I might get my own blog started someday and there would probably post at length my own reflections at some point. For now, let me observe that I think one of the Bishop's fundamental problems is his tendency to dichotomize things beyond the point at which they are really distinct. Certain issues for him are either one thing OR another, and admixtures of both elements at once are uncomfortable.
One apprehends his view of "Newchurch" vis-a-vis "Tradition" in this manner, as you observed in this post. Another topic fitting into this observation is his rigid view of human characteristics as "masculine" and thus only proper to men, and "feminine" and thus only proper to women. In both these topical areas, he speaks of admixtures of the dichotomized elements in a person or situation in terms of it being an unbecoming compromise.
And wouldn't you know it, but our old mentor has provided fresh proof that you've understood the SSPX posture in negotiations with Rome correctly, and demonstrated my point about dichotomized distinctions in the process:
Between the SSPX and Rome there is talk of doctrinal discussions, but there are no such discussions yet. Actually, neo-modernists cannot want them, except as a bait to lead the Society into a trap. Society leaders want discussions to "make the light of Truth shine in Rome", as a step towards ultimately "resolving this crisis of the Church", but this crisis must not be under-estimated.
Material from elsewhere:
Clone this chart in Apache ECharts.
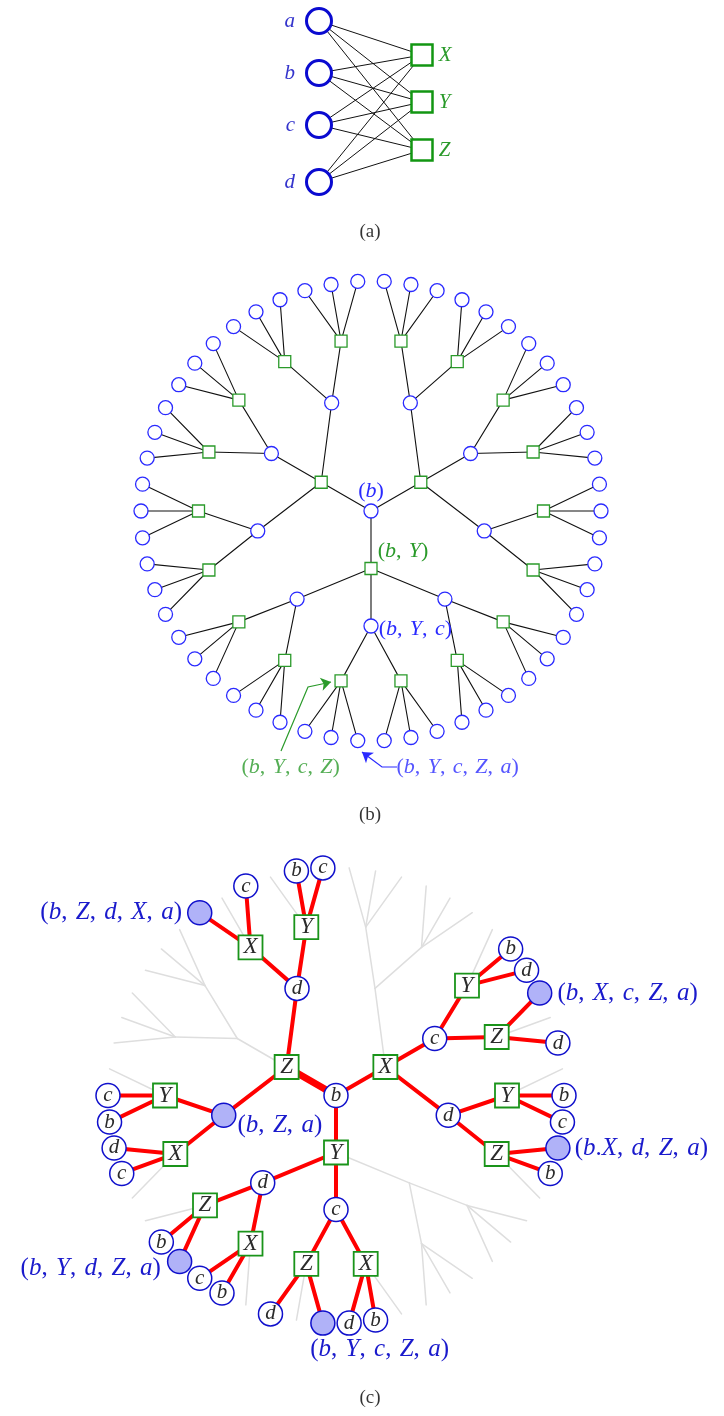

We are in the thick of a centuries-old religious war to the death between the religion of God and the secular humanist religion of man. For reconciliation to take place, either Rome quits the new religion or the SSPX quits the old - which latter alternative may God forbid!
... Within Rome today, as within the entire Newchurch, but especially within the HQ of that Newchurch, there is going on a life-and-death struggle between the new religion of man and the old - abiding - religion of God, instituted by the death of Our Lord Jesus Christ upon the Cross, the true Catholic religion...." [cf. Ignis Ardens, 22nd January 2008, emphases added]
Even though you were good to further clarify how he sees this distinction, one gets the real sense that, for him, it really does exist in the practical order, if not quite the theoretical, and with that, I could still agree ... to a point.
What particuarly concerns me about Williamson is his apocalyptic world view, and I find it very disconcerting to find this type of thinking increasingly prevalent within catholic circles. Perhaps if they read a little of the work of the late Professor Norman Cohn they might recognise themselves and come to their senses.
In 1993 Cohn published Cosmos, Chaos and the World to Come, in which he searched for the origins of humanity's propensity for apocalyptic belief. "It is a response to change, especially disorientating change," he told The Sunday Telegraph in 1996.
As the millennium approached, Cohn believed that the conditions existed for a worldwide rise in apocalyptic fervour. "Everything which our own society took for granted has been discredited," he declared. "No loyalty or relationship has remained unquestioned, including that of the family. Many values have been inverted. And there is a pervasive sense of time speeding up, which is very characteristic of apocalypticism."